Class NlpUtils


  • public final class NlpUtils
    extends java.lang.Object
    Utility functions for processing String and Characters in NLP problems.
    • Method Summary

      All Methods Static Methods Concrete Methods 
      Modifier and Type Method Description
      static boolean isControl​(char c)
      Check whether a character is is considered as a control character.
      static boolean isPunctuation​(char c)
      Check whether a character is considered as a punctuation.
      static boolean isWhiteSpace​(char c)
      Check whether a character is is considered as a whitespace.
      • Methods inherited from class java.lang.Object

        clone, equals, finalize, getClass, hashCode, notify, notifyAll, toString, wait, wait, wait
    • Method Detail

      • isWhiteSpace

        public static boolean isWhiteSpace​(char c)
        Check whether a character is is considered as a whitespace.

        tab, newline and unicode space characters are all considered as whitespace.

        Parameters:
        c - input character to be checked.
        Returns:
        whether a character is considered as a whitespace
      • isControl

        public static boolean isControl​(char c)
        Check whether a character is is considered as a control character.

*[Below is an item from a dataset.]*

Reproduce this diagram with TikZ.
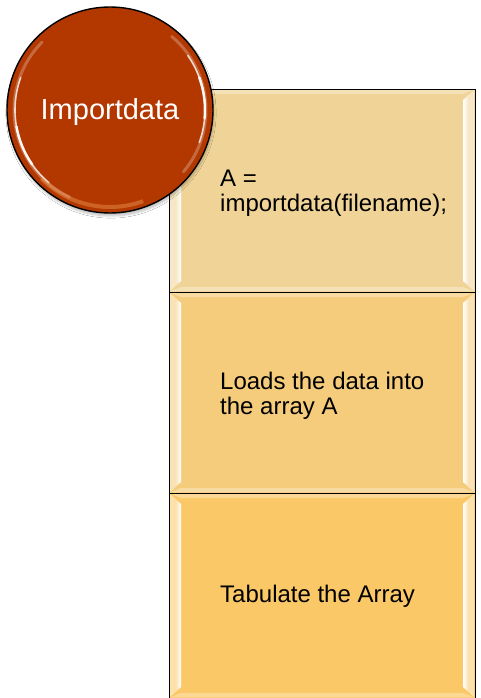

        tab, newline and ios control characters are all considered as control character.

        Parameters:
        c - input character to be checked.
        Returns:
        whether a character is considered as control character
      • isPunctuation

        public static boolean isPunctuation​(char c)
        Check whether a character is considered as a punctuation.

        We treat all non-letter/number ASCII as punctuation. Characters such as "^", "$", and "`" are not in the Unicode Punctuation class but we treat them as punctuation anyways, for consistency.

        Parameters:
        c - input character to be checked
        Returns:
        whether the character is considered as a punctuation